# When can a puppy go out in public?



## diddlysqwat (Jan 8, 2013)

I am just wondering when can a puppy go out into public for walks etc? is it after the 12 week vaccinations or the 16 week vaccinations?
Mambo doesnt have his 12week vaccinations until 29th january, but i really would love to take him to the beach and he park as soon as it is safe.
we have an outbreak of parvo in the area, so i dont want to risk my puppys health


----------



## jax's_mommy (Oct 13, 2012)

I don't know for sure when the best time is. 
I didn't take my puppy out till he had his last puppy and rabies shot. Just from a past experience of losing a puppy at 12 weeks due to parvo. So I made sure my pup was fully vaccinated before taking him out. The puppy I lost at 12 weeks wasn't vaccinated. At that time, I didn't know not to walk them that young with out it. I learned that lesson the harder way. She was a beautiful pit bull puppy named Karma.

You could ask your vet when he gets his 12 week shots and see what they say about taking him for walks, or to the beach. Either way, waiting will be worth the fun of taking him out


----------



## CptJack (Jun 3, 2012)

The risk level is going to depend on your area. They are not considered fully vaccinated until that 16 week shot. 

For me, because I live in an extremely high-risk parvo area (and have seem puppies die parvo in the past, including partially vaccinated ones) mine down go out until that last shot, if at all possible. We deal with socialization in other ways, like carrying in public, going to friends and family's homes and having them over, and having them interact with dogs I know are fully vaccinated and safe (and adults). My attitude, and only mine, based on my area and experience, is that you can't socialize a dead dog, but you can certainly socialize them some when they're young (in controlled, safer, ways) and work on any issues even if they miss the entire window.

Basically the risk/benefit is going to be individual, and the decision is down to the owner.

With a parvo outbreak in the area? No way, no how, not for anything in the world. 2 shots (and that's what you have at 12 weeks) is not fully vaccinated. There might be some immunity there, but there also might not be (there is a reason there are so many shots, and that has to do with antibodies from mom wearing off, and those fighting off the benefits of the parvo vaccination. You can not know when that happens, so - shots up until 16 weeks.) Parvo is a nasty, expensive to treat, and very often deadly disease. It's also a really miserable way to die.


----------



## diddlysqwat (Jan 8, 2013)

thank you for all the replies. there is no way i will be risking my puppy, that is why i wanted to ask. i just wasnt sure of the age. i will be asking the vet. 
"For me, because I live in an extremely high-risk parvo area (and have seem puppies die parvo in the past, including partially vaccinated ones) mine down go out until that last shot, if at all possible. We deal with socialization in other ways, like carrying in public, going to friends and family's homes and having them over, and having them interact with dogs I know are fully vaccinated and safe (and adults). My attitude, and only mine, based on my area and experience, is that you can't socialize a dead dog, but you can certainly socialize them some when they're young (in controlled, safer, ways) and work on any issues even if they miss the entire window."
that is gret advice- thank you


----------



## Hambonez (Mar 17, 2012)

Our vet said it was fine after his 3rd distemper. She said no hiking or going off-leash or anything until after his Rabies shot. He still got a 4th distemper, but we started walking him outside our yard after the 3rd.


----------



## elrohwen (Nov 10, 2011)

Definitely talk to your vet, as it's highly dependent on your area and what diseases are common. 
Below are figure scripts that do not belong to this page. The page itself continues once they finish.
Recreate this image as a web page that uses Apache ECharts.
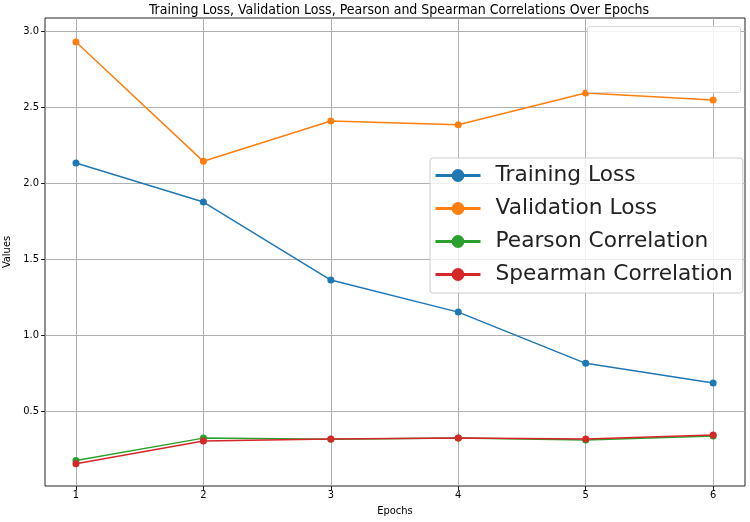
<!DOCTYPE html>
<html><head><meta charset="utf-8">
<script src="https://cdn.jsdelivr.net/npm/echarts@6/dist/echarts.min.js"></script>
<style>html,body{margin:0;padding:0;background:#fff}#c{width:750px;height:522px}</style>
</head><body><div id="c"></div>
<script>
const epochs = [1, 2, 3, 4, 5, 6];
const trainingLoss = [2.132, 1.875, 1.362, 1.151, 0.814, 0.684];
const validationLoss = [2.928, 2.143, 2.408, 2.384, 2.592, 2.546];
const pearson = [0.175, 0.322, 0.314, 0.322, 0.309, 0.336];
const spearman = [0.153, 0.303, 0.316, 0.322, 0.316, 0.342];
const yTicks = [0.5, 1.0, 1.5, 2.0, 2.5, 3.0];
const seriesNames = ['Training Loss', 'Validation Loss', 'Pearson Correlation', 'Spearman Correlation'];
const colors = ['#1f77b4', '#ff7f0e', '#2ca02c', '#d62728'];

const font = '"DejaVu Sans Condensed", "DejaVu Sans"';
const lfont = 'DejaVu Sans';
const chart = echarts.init(document.getElementById('c'));
const allData = [trainingLoss, validationLoss, pearson, spearman];
chart.setOption({
  animation: false,
  color: colors,
  title: {
    text: 'Training Loss, Validation Loss, Pearson and Spearman Correlations Over Epochs',
    left: 394, top: -2, textAlign: 'center',
    textStyle: {fontFamily: font, fontSize: 14, fontWeight: 'normal', color: '#000'}
  },
  grid: {left: 45, right: 5, top: 18, bottom: 36, show: true, borderColor: '#222', borderWidth: 1, backgroundColor: 'transparent', outerBoundsMode: 'none', containLabel: false},
  xAxis: {
    type: 'value', min: 0.757, max: 6.25,
    name: 'Epochs', nameLocation: 'middle', nameGap: 20,
    nameTextStyle: {fontFamily: font, fontSize: 11, color: '#000'},
    axisLine: {show: false},
    axisTick: {show: true, length: 4, lineStyle: {color: '#222'}, customValues: epochs},
    axisLabel: {fontFamily: font, fontSize: 11, color: '#000', margin: 4, customValues: epochs, formatter: v => String(v)},
    splitLine: {show: true, lineStyle: {color: '#b0b0b0', width: 1}}
  },
  yAxis: {
    type: 'value', min: 0.007, max: 3.086,
    name: 'Values', nameLocation: 'middle', nameGap: 30, nameRotate: 90,
    nameTextStyle: {fontFamily: font, fontSize: 11, color: '#000'},
    axisLine: {show: false},
    axisTick: {show: true, length: 4, lineStyle: {color: '#222'}, customValues: yTicks},
    axisLabel: {fontFamily: font, fontSize: 11, color: '#000', margin: 6, customValues: yTicks, formatter: v => v.toFixed(1)},
    splitLine: {show: true, lineStyle: {color: '#b0b0b0', width: 1}}
  },
  legend: {
    data: seriesNames,
    orient: 'vertical', left: 430, top: 158,
    backgroundColor: 'rgba(255,255,255,0.8)', borderColor: '#cccccc', borderWidth: 1, borderRadius: 3,
    padding: [6, 10, 7, 4],
    itemWidth: 45, itemHeight: 16, itemGap: 10,
    textStyle: {fontFamily: lfont, fontSize: 21.7, color: '#222', lineHeight: 23, padding: [0, 0, 0, 10]},
    lineStyle: {width: 3},
    z: 10
  },
  graphic: [{
    type: 'rect', left: 587, top: 26, shape: {width: 153, height: 66, r: 2},
    style: {fill: 'rgba(255,255,255,0.85)', stroke: '#d8d8d8', lineWidth: 1}, z: 100
  }],
  series: seriesNames.map((name, i) => ({
    name, type: 'line',
    data: epochs.map((e, j) => [e, allData[i][j]]),
    symbol: 'circle', symbolSize: 7, showSymbol: true,
    lineStyle: {width: 1.5},
    itemStyle: {color: colors[i]},
    z: 2 + i
  }))
});
</script></body></html>
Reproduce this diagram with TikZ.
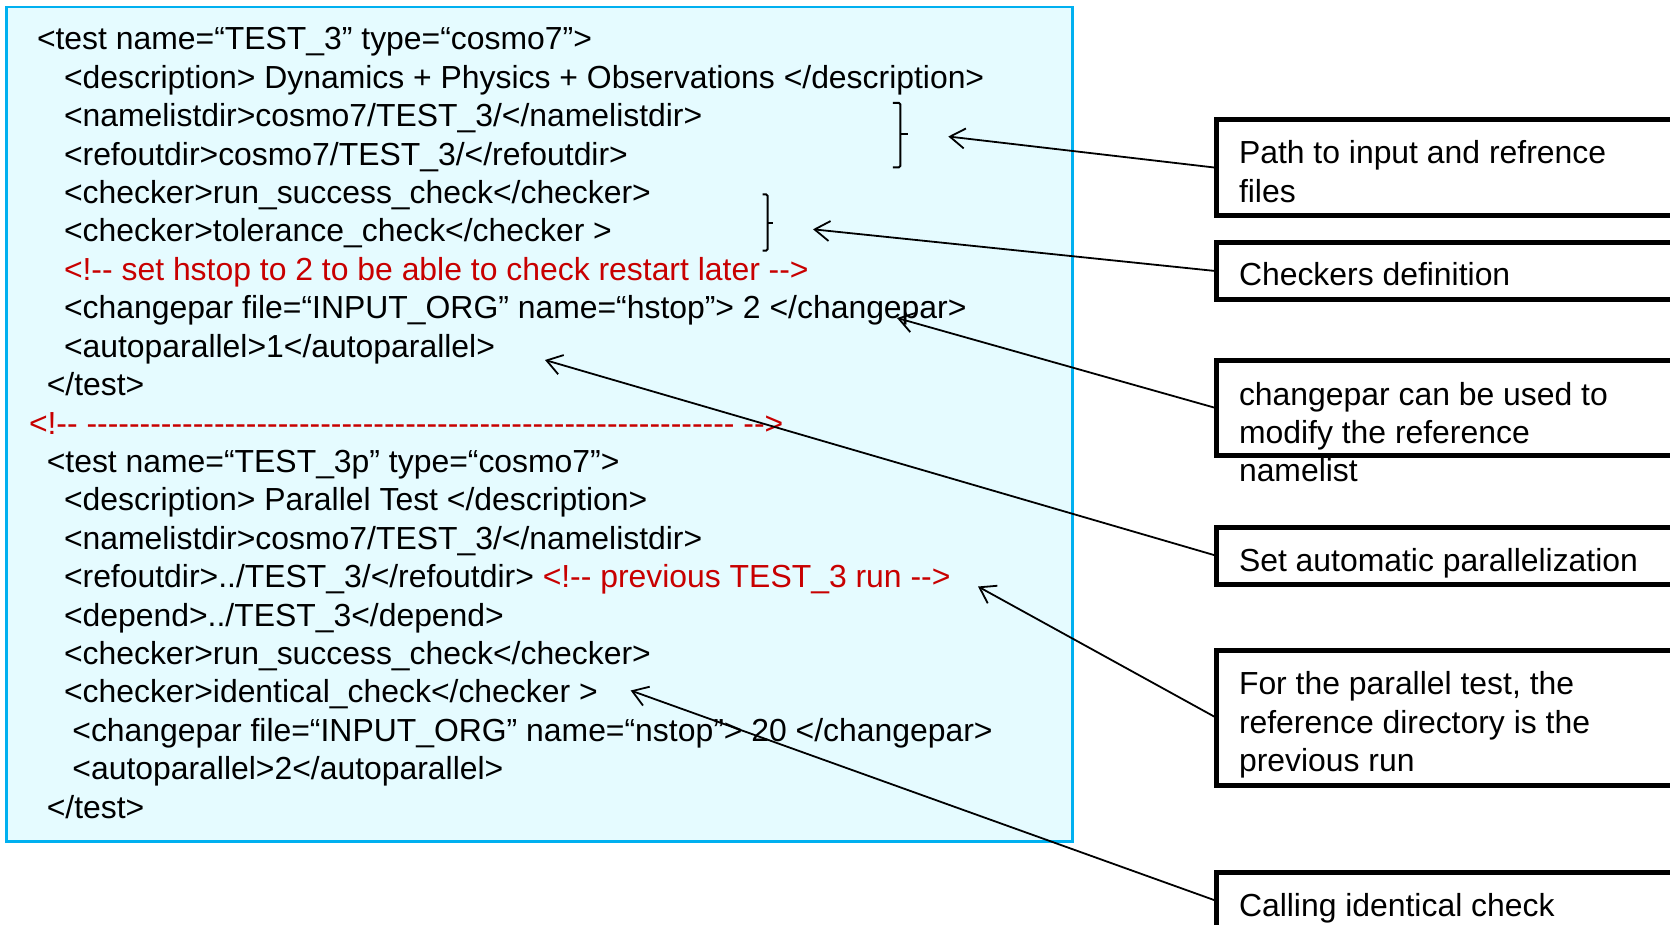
\documentclass[tikz,border=0pt]{standalone}
\usepackage{fontspec}
\setmainfont{Liberation Sans}
\usetikzlibrary{arrows.meta}
\definecolor{codebg}{RGB}{229,251,255}
\definecolor{codeline}{RGB}{0,176,240}
\definecolor{cred}{RGB}{200,0,0}
\newcount\hycnt
\newcommand\hyrun[1]{\hycnt=0 \loop-{}\advance\hycnt by 1 \ifnum\hycnt<#1 \repeat}
\begin{document}
\begin{tikzpicture}[x=1pt,y=-1pt,
  txt/.style={anchor=base west, inner sep=0pt, outer sep=0pt, yshift=-1.5pt, font=\fontsize{31.9}{38.4}\selectfont},
  redtxt/.style={txt, text=cred},
  codebox/.style={draw=codeline, fill=codebg, line width=2.7pt, anchor=north west, outer sep=0pt, inner sep=0pt},
  note/.style={draw=black, line width=5pt, anchor=north west, outer sep=0pt, inner sep=0pt, minimum width=520pt},
  brace/.style={line width=2pt, rounded corners=1.5pt},
  conn/.style={line width=1.8pt, -{Straight Barb[length=15pt,width=20pt,line width=1.8pt]}}
]
\clip (0,0) rectangle (1670,925);
% code panel
\node[codebox, minimum width=1065.8pt, minimum height=834.3pt] (cb) at (6.5,7) {};
\node[txt] (c1) at (37,48.5) {<test name=“TEST\_3” type=“cosmo7”>};
\node[txt] (c2) at (64,86.9) {<description> Dynamics + Physics + Observations </description>};
\node[txt] (c3) at (64,125.3) {<namelistdir>cosmo7/TEST\_3/</namelistdir>};
\node[txt] (c4) at (64,163.7) {<refoutdir>cosmo7/TEST\_3/</refoutdir>};
\node[txt] (c5) at (64,202.1) {<checker>run\_success\_check</checker>};
\node[txt] (c6) at (64,240.5) {<checker>tolerance\_check</checker >};
\node[redtxt] (c7) at (64,278.9) {<!-{}- set hstop to 2 to be able to check restart later -{}->};
\node[txt] (c8) at (64,317.3) {<changepar file=“INPUT\_ORG” name=“hstop”> 2 </changepar>};
\node[txt] (c9) at (64,355.7) {<autoparallel>1</autoparallel>};
\node[txt] (c10) at (46.8,394.1) {</test>};
\node[redtxt] (c11) at (29,432.8) {<!-{}- \hyrun{61} -{}->};
\node[txt] (c12) at (46.8,470.9) {<test name=“TEST\_3p” type=“cosmo7”>};
\node[txt] (c13) at (64,509.3) {<description> Parallel Test </description>};
\node[txt] (c14) at (64,547.7) {<namelistdir>cosmo7/TEST\_3/</namelistdir>};
\node[txt] (c15) at (64,586.1) {<refoutdir>../TEST\_3/</refoutdir> \textcolor{cred}{<!-{}- previous TEST\_3 run -{}->}};
\node[txt] (c16) at (64,624.5) {<depend>../TEST\_3</depend>};
\node[txt] (c17) at (64,662.9) {<checker>run\_success\_check</checker>};
\node[txt] (c18) at (64,701.3) {<checker>identical\_check</checker >};
\node[txt] (c19) at (72.4,739.7) {<changepar file=“INPUT\_ORG” name=“nstop”> 20 </changepar>};
\node[txt] (c20) at (72.4,778.1) {<autoparallel>2</autoparallel>};
\node[txt] (c21) at (46.8,816.5) {</test>};
% braces
\draw[brace] (892.8,103) -- (900.4,103) -- (900.4,167.3) -- (892.8,167.3);
\draw[line width=2pt] (900.4,134) -- (908,134);
\draw[brace] (762.6,194.3) -- (767.6,194.3) -- (767.6,250.7) -- (762.6,250.7);
\draw[line width=2pt] (767.6,222.7) -- (773.4,222.7);
% annotation texts
\node[txt] (n1a) at (1239,162.5) {Path to input and refrence};
\node[txt] (n1b) at (1239,201) {files};
\node[txt] (n2) at (1239,284) {Checkers definition};
\node[txt] (n3a) at (1239,403.5) {changepar can be used to};
\node[txt] (n3b) at (1239,441.5) {modify the reference};
\node[txt] (n3c) at (1239,480) {namelist};
\node[txt] (n4) at (1239,569.5) {Set automatic parallelization};
\node[txt] (n5a) at (1239,693) {For the parallel test, the};
\node[txt] (n5b) at (1239,731.5) {reference directory is the};
\node[txt] (n5c) at (1239,769.5) {previous run};
\node[txt] (n6) at (1239,914.5) {Calling identical check};
% annotation boxes
\node[note, minimum height=96pt] (b1) at (1216.8,119.8) {};
\node[note, minimum height=57.3pt] (b2) at (1216.8,242.5) {};
\node[note, minimum height=95pt] (b3) at (1216.8,360.8) {};
\node[note, minimum height=56.7pt] (b4) at (1216.8,527.5) {};
\node[note, minimum height=134.4pt] (b5) at (1216.8,650.8) {};
\node[note, minimum height=57pt] (b6) at (1216.8,872.5) {};
% arrow targets
\coordinate (t1) at (948.3,136.5);
\coordinate (t2) at (813,229.3);
\coordinate (t3) at (897,318);
\coordinate (t4) at (545,360);
\coordinate (t5) at (978,586.5);
\coordinate (t6) at (630.7,690.5);
\draw[conn] (b1.west) -- (t1);
\draw[conn] (b2.west) -- (t2);
\draw[conn] (b3.west) -- (t3);
\draw[conn] (b4.west) -- (t4);
\draw[conn] (b5.west) -- (t5);
\draw[conn] (b6.west) -- (t6);
\end{tikzpicture}
\end{document}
Where I live, parvo is almost non-existent, so my vet recommended taking my 9.5 week old pup out in public. In other areas, it's not recommended to take dogs out unless it's to a friend's house (with or without a vaccinated dog), so it really depends. Technically the 16 week shots are when they're fully immune. Since you say parvo is common in your area, I would wait until the 16 week vacs.


----------